Have you ever noticed the one thing that all of the biggest horror movie franchises have in common? I’m talking about the big ones: Friday the 13th, Halloween, Nightmare on Elm street, and so on.
It just so happens that this weekend we shot our first episode of killerfilm tv. In it, Jon and Donny talk about the Friday the 13th remake, as well as discuss the franchise itself. During the clip Jon brought up an amazing fact that I had not even noticed. The Friday the 13th franchise is now up to twelve movies! I don’t know about you, but I find that literally absurd. Not that I have anything against the movie…I just find it amazing that any movie can have that many sequels and still be alive and kicking.
All it takes is a mask
So…you may be saying, “so what”. I mean who cares how many Friday the 13th sequels there are? Well, you should because the movies themselves contain an interesting phenomenon.
Everyone knows that distributors and Hollywood types only seem to care about “name” actors. The reason is, a name brings in an audience. There is no doubt about it. However, the Friday the 13th movies don’t follow that template. There doesn’t need to be a name.
Why doesn’t there need to be a name? Because, Jason is the name.

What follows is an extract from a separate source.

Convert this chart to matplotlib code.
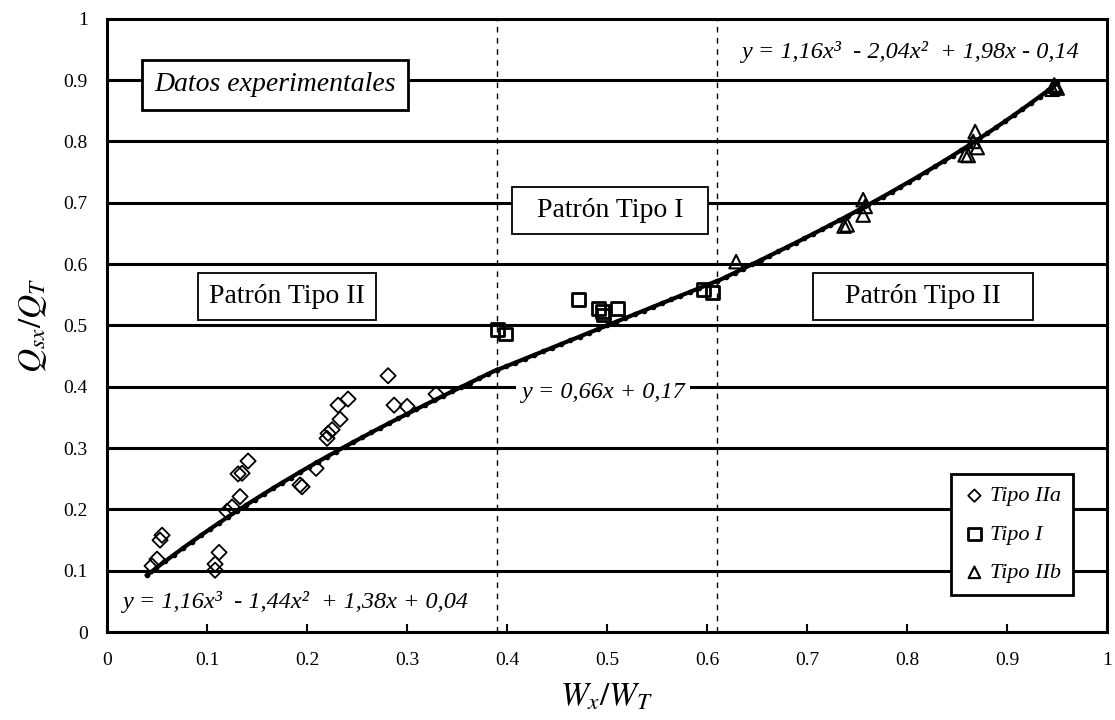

Think about it. The reason you go to see a Friday the 13th movie is pretty much all about Jason. You can say the same thing for Freddy, Michael Myers, Pin head, or any other horror staple. These characters are not just villains, they are unstoppable forces. They are the personification of death itself.
So the trick to building a successful horror movie franchise is…
- Create an extremely menacing masked character and chop up a bunch of kids up in a single location.
It’s doesn’t get much easier than that…but as they say in the infomercials: Wait, there’s more!
Actors no longer matter
As I’ve already stated, the biggest benefit of doing a film with a masked villain is that you have a much better chance of getting distribution without needing a name actor to sell the film. But it goes one step further than that.
Let’s call your imaginary horror villain Mackey. Mackey is a gigantic psychotic beast of a man that escaped from a mental institution who for some unknown reason wears a Tweety Bird mask. The actor that plays the Mackey doesn’t matter. He doesn’t really even have to act! In fact, it could be a different person in every shot so long as all the guys playing Mackey are about the same size.
The character becomes larger than the actor himself. It is not a person, it is a metaphor…a force.
Sequel Mania
The real beauty of this sort of film though is the ease of doing sequels. It doesn’t matter if you can’t get same actor for Mackey…he’s in a mask. Furthermore, the other actors…aka the “kids” at camp…don’t matter either. After all, the majority of them were killed off during the last film right? If some did survive but the actors don’t want to be in the sequel…well maybe this is a story how Mackey attacks some other kids. But maybe you have some actors that want to be in the sequel. Well, Mackey is upset that he didn’t get them last time so he’s stalking them now. Maybe in this film Mackey kills all the same people he killed in the last film in an alternate universe. You can literally have Mackey do anything, anywhere, to anyone…and still retain the same audience of your original Mackey film.
So what are you waiting for? Grab a video camera, ten friends, and find a really scary dude to put in a mask. It’s a cheap ticket to becoming the next big horror filmmaker.